Within this vision, karma did not function as a moral law capable of redirecting the future. Actions, whether virtuous or harmful, did not alter the timing, quality, or direction of rebirths. No practice—ethical discipline, meditation, or asceticism—could hasten or delay the unfolding of the cycle. The Ajivika path, therefore, did not aim to change fate but to recognize that all beings are carried along by it. Spiritual effort did not serve as a lever to move the cosmos; at most, it could be a way of aligning understanding with the inevitability of what must occur.
The cycle of rebirth was also held to be finite, though vast, rather than endless. Each soul was destined to pass through a fixed number of existences, a predetermined series of life-forms and states, before the journey was complete. This process was often likened to a ball of string that must fully unwind: once the last turn is released, the motion ceases of its own accord. Liberation, or cessation, thus arrived not as a reward for effort but as the natural terminus of an already allotted sequence. When the full measure of births had been exhausted, release came automatically, without any final act of will or realization to trigger it.
From this standpoint, the cycle of birth and rebirth became a kind of cosmic mechanism, steady and unalterable.
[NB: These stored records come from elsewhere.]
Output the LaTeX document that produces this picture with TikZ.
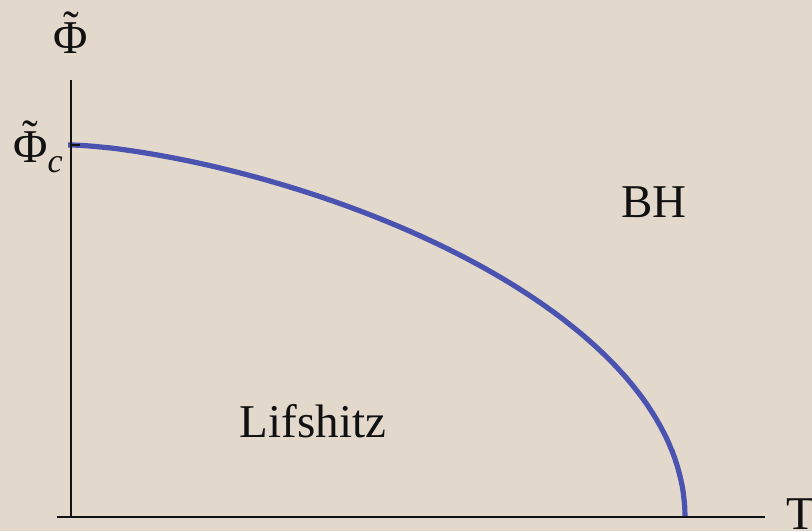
\documentclass[tikz,border=0pt]{standalone}
\usepackage{fontspec}
\setmainfont{Liberation Serif}
\usepackage{tikz}
\definecolor{parchment}{HTML}{E2D8CB}
\definecolor{phaseblue}{HTML}{4B53B1}
\definecolor{inkblack}{HTML}{111111}
\newcommand{\tildephi}{{\ooalign{Φ\cr\hidewidth\raisebox{0.2em}{\char"02DC}\hidewidth\cr}}}

\begin{document}
\begin{tikzpicture}[
  x=0.5pt, y=-0.5pt,
  every node/.style={font=\fontsize{23.5}{28}\selectfont, text=inkblack, inner sep=0pt},
  axis/.style={draw=inkblack, line width=0.75pt},
  boundary/.style={draw=phaseblue, line width=2.6pt},
  region/.style={anchor=base},
]
  \fill[parchment] (0,0) rectangle (812,531);
  \useasboundingbox (0,0) rectangle (812,531);

  % axes
  \coordinate (origin) at (71,517);
  \coordinate (ytop) at (71,80);
  \coordinate (xleft) at (57,517);
  \coordinate (xright) at (765,517);
  \coordinate (crit) at (71,145);
  \coordinate (tickend) at (80,145);
  \coordinate (curvestart) at (68,145);

  % phase boundary
  \draw[boundary] (curvestart) -- (crit)
    -- plot[domain=0.5:90, samples=160, smooth]
       ({71+614*(sin(\x))^(4/3)}, {517-372*cos(\x)});

  \draw[axis] (ytop) -- (origin);
  \draw[axis] (xleft) -- (xright);
  \draw[axis] (crit) -- (tickend);

  \node[region] (philabel) at (71,53) {\tildephi};
  \node[anchor=base east] (phiclabel) at (63,162)
    {\tildephi\raisebox{-5pt}{\fontsize{17}{20}\selectfont\itshape c}};
  \node[region] (bh) at (654,217) {BH};
  \node[region] (lifshitz) at (313,437) {Lifshitz};
  \node[anchor=base west] (tlabel) at (786,529) {T};
\end{tikzpicture}
\end{document}
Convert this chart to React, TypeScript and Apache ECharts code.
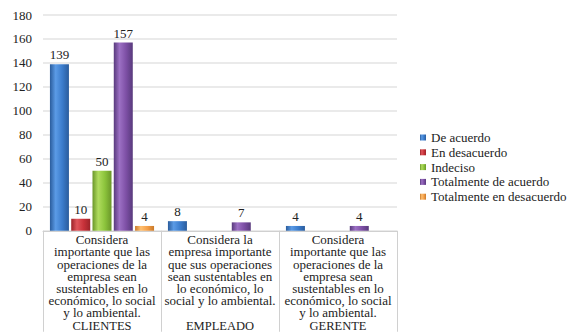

Where other traditions emphasized moral responsibility and transformative practice, Ajivika teaching highlighted inevitability and endurance. Every being was destined, sooner or later, to reach purification and freedom, yet only when the predetermined course had fully run. The religious life, in such a framework, was less about engineering a different future and more about contemplating a universe in which everything that happens could never have been otherwise.